Plongée au cœur du parti eurosceptique britannique UKIP
Le moteur du parti UKIP, c'est l'euroscepticisme. Le parti fait aussi campagne contre l'immigration et contre l'establishment. Il ressemble ainsi à beaucoup de mouvements populistes ailleurs en Europe.
"Le UKIP s'appuie sur une chose , d'après Benedict Brogan du Daily Telegraph : la rage contre la modernité, un certain sentiment que la Grande-Bretagne d'aujourd'hui n'est pas comme elle était avant. Il répond aux peurs d'une grande partie de l'électorat. Il inquiète les conservateurs mais aussi les travaillistes, et tous les partis traditionnels."
"Marre de ces absurdités"
Le leader du UKIP s'appelle Nigel Farage, que France Info a pu rencontrer à Nottingham, l'une de ses étapes de campagne.
Farage, 50 ans, c'est le visage du UKIP, le seul membre du parti que les Britanniques connaissent. C'est un homme souriant, volubile, adepte des bonnes formules, très présent dans les médias. Quel est son objectif aux européennes ? "Gagner , dit-il comme si c'était une évidence. Etre en tête, et causer un tremblement de terre dans la politique britannique. Contrarier, assommer l'establishment, et montrer que les Britanniques en ont marre de ces absurdités. Nous ne détestons pas l'Europe, nous adorons l'Europe. Nous voulons simplement faire du commerce avec l'Europe, coopérer avec elle, être de bons voisins avec nos amis de France, mais on ne veut pas être gouvernés par des institutions bizarres à Bruxelles, avec un drapeau dont nous ne voulons pas, un hymne que nous ne défendons pas, et un président dont nous ne connaissons pas le nom."
Un leader apprécié
Nigel Farage présente le UKIP comme "le parti du peuple" , le "parti des working class" qui "ressentent bien plus que les riches le besoin de mieux contrôler nos frontières pour préserver l'emploi et éviter la saturation du système éducatif et des services d'urgence."
Nigel Farage a été éduqué dans le privé, il a longtemps été broker à la City. Mais malgré son parcours, il passe pour le candidat anti-système, proche des gens. L'homme avec qui on partage une pinte au pub. Les militants UKIP l'adorent. "C'est un leader fantastique , selon Chris Adams, candidat UKIP aux législatives l'an prochain à Aylesbury, dans le Buckinghamshire. Il dit les choses telles qu'elles sont. Il est plein de bon sens. C'est comme un souffle d'air frais. Il va au pub, il fume une cigarette, et il vous parle. Quel autre responsable politique vous donne ainsi de son temps ? Nigel est un grand leader.
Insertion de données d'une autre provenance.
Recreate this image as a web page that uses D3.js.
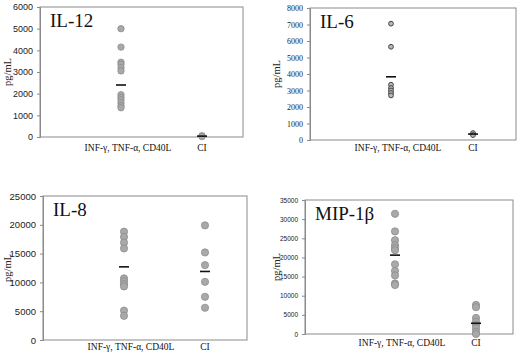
<!DOCTYPE html>
<html>
<head>
<meta charset="utf-8">
<script src="https://cdn.jsdelivr.net/npm/d3@7"></script>
<style>
  body { margin: 0; background: #fff; }
  svg { display: block; }
</style>
</head>
<body>
<svg width="520" height="354"></svg>
<script>
(function () {

  // categories on the x axis (same for every panel)
  var categories = ['INF-γ, TNF-α, CD40L', 'CI']

  // panel titles
  var titles = ['IL-12', 'IL-6', 'IL-8', 'MIP-1β']

  // y axis maxima and tick steps
  var yMax = [6000, 8000, 25000, 35000]
  var yStep = [1000, 1000, 5000, 5000]

  // single values, pg/mL
  var il12Stim = [5000, 4150, 3450, 3350, 3200, 3050, 1950, 1830, 1720, 1580, 1440, 1350]
  var il12CI = [60, 20]
  var il6Stim = [7050, 5650, 3350, 3150, 3000, 2850, 2700]
  var il6CI = [420, 300]
  var il8Stim = [18800, 17900, 16900, 15900, 10700, 10200, 9700, 9300, 5100, 4200]
  var il8CI = [19900, 15200, 13000, 10100, 7500, 5600]
  var mipStim = [31400, 26800, 24500, 23200, 22500, 21900, 18200, 16500, 15300, 13200, 12800]
  var mipCI = [7600, 7000, 4200, 3200, 2350, 1500, 600, 0]

  // group means (short black bars)
  var il12Means = [2400, 40]
  var il6Means = [3830, 360]
  var il8Means = [12700, 11900]
  var mipMeans = [20600, 2800]

  var values = [
    [il12Stim, il12CI],
    [il6Stim, il6CI],
    [il8Stim, il8CI],
    [mipStim, mipCI]
  ]
  var means = [il12Means, il6Means, il8Means, mipMeans]

  // where each panel's plot box sits on the page
  var boxes = [
    { x0: 40, x1: 243, y0: 7, y1: 137, sx: [121, 202], r: 3.2, tickFont: '"Liberation Sans", Arial, sans-serif', tickSize: '9px', lx: 7, ly: 151 },
    { x0: 310, x1: 516, y0: 8, y1: 140, sx: [391, 473], r: 2.4, tickFont: '"Liberation Serif", serif', tickSize: '8px', lx: 276, ly: 151 },
    { x0: 43, x1: 247, y0: 196, y1: 340, sx: [124, 205], r: 3.6, tickFont: '"Liberation Sans", Arial, sans-serif', tickSize: '9.5px', lx: 7, ly: 350 },
    { x0: 305, x1: 513, y0: 200, y1: 334, sx: [395, 476], r: 3.6, tickFont: '"Liberation Sans", Arial, sans-serif', tickSize: '6.5px', lx: 276, ly: 346 }
  ]

  var svg = d3.select('svg')

  boxes.forEach(function (b, p) {
    var g = svg.append('g')

    var y = d3.scaleLinear().domain([0, yMax[p]]).range([b.y1, b.y0])
    var x = d3.scaleOrdinal().domain(categories).range(b.sx)

    // plot frame
    g.append('rect')
      .attr('x', b.x0).attr('y', b.y0)
      .attr('width', b.x1 - b.x0).attr('height', b.y1 - b.y0)
      .attr('fill', 'none')
      .attr('stroke', '#8a8a8a')
      .attr('stroke-width', 1)

    // y axis
    var axis = g.append('g')
      .attr('transform', 'translate(' + b.x0 + ',0)')
      .call(d3.axisLeft(y).tickValues(d3.range(0, yMax[p] + 1, yStep[p])).tickSize(3).tickPadding(4).tickFormat(d3.format('d')))
    axis.select('.domain').attr('stroke', '#8a8a8a')
    axis.selectAll('.tick line').attr('stroke', '#8a8a8a')
    axis.selectAll('.tick text')
      .attr('fill', '#222')
      .style('font-family', b.tickFont)
      .style('font-size', b.tickSize)

    // y label
    g.append('text')
      .attr('transform', 'translate(' + b.lx + ',' + ((b.y0 + b.y1) / 2) + ') rotate(-90)')
      .attr('text-anchor', 'middle')
      .attr('dy', '0.35em')
      .style('font-family', '"Liberation Serif", serif')
      .style('font-size', '10.5px')
      .attr('fill', '#222')
      .text('pg/mL')

    // category labels
    g.selectAll('.cat')
      .data(categories)
      .enter().append('text')
      .attr('x', function (d) { return x(d) + (d === 'CI' ? 0 : 7) })
      .attr('y', b.ly)
      .attr('text-anchor', 'middle')
      .style('font-family', '"Liberation Serif", serif')
      .style('font-size', '9.5px')
      .attr('fill', '#111')
      .text(function (d) { return d })

    // title
    g.append('text')
      .attr('x', b.x0 + 10)
      .attr('y', b.y0 + 20)
      .style('font-family', '"Liberation Serif", serif')
      .style('font-size', '19px')
      .attr('fill', '#111')
      .text(titles[p])

    // points
    values[p].forEach(function (vals, c) {
      g.selectAll('.pt' + c)
        .data(vals)
        .enter().append('circle')
        .attr('cx', x(categories[c]))
        .attr('cy', function (d) { return y(d) })
        .attr('r', b.r)
        .attr('fill', p === 1 ? '#b8b8b8' : '#a9a9a9')
        .attr('stroke', p === 1 ? '#444' : '#8c8c8c')
        .attr('stroke-width', p === 1 ? 1 : 0.8)
    })

    // mean bars
    g.selectAll('.mean')
      .data(means[p])
      .enter().append('line')
      .attr('x1', function (d, i) { return x(categories[i]) - 5 })
      .attr('x2', function (d, i) { return x(categories[i]) + 5 })
      .attr('y1', function (d) { return y(d) })
      .attr('y2', function (d) { return y(d) })
      .attr('stroke', '#111')
      .attr('stroke-width', 1.6)
  })

})()
</script>
</body>
</html>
Il va aller loin, non ? Il ferait un excellent Premier ministre."
Déçus des partis traditionnels
Parmi les militants qui acclament Farage en meeting, on trouve d'abord beaucoup de déçus du parti conservateur, à la recherche d'une droite décomplexée. C'est le cas de David Young qui trouve au UKIP un discours plus ferme que les Tories sur l'Europe ou l'immigration : "J'étais membre du parti conservateur mais l'Europe nous coûte trop d'argent. Il faut changer cela."
Et le UKIP séduit aussi des électeurs travaillistes. Un phénomène que l'on retrouve ailleurs en Europe : les classes ouvrières se tournent vers les partis populistes. Le UKIP attire ainsi les victimes de la crise, des gens peu éduqués, peu qualifiés, qui se sentent abandonnés par les partis traditionnels.
Jo Napil, 29 ans, peintre en bâtiment à Nottingham, a longtemps voté Labour : "C'était un vote traditionnel. Toute ma famille votait Labour. Mais le parti travailliste n'est plus le parti des working class. Je me sens beaucoup plus proche du UKIP aujourd'hui. Sur l'immigration par exemple, on ne peut pas accueillir autant d'étrangers. Et seul le UKIP tient un discours de fermeté sur cette question."
Une légitimité nationale à construire
D'après les sondages, le UKIP pourrait convaincre 30 à 40 % des électeurs aux européennes. Il avait déjà obtenu plus de 16 % en 2004 et en 2009, mais s'était effondré ensuite aux élections générales. Cette fois, beaucoup se disent prêts à voter à nouveau pour le parti l'an prochain quand le pays élira un nouveau Parlement.
Le UKIP, qui n'a pour le moment aucun député national, pourrait alors totalement perturber le jeu politique et faire son entrée à la Chambre des Communes.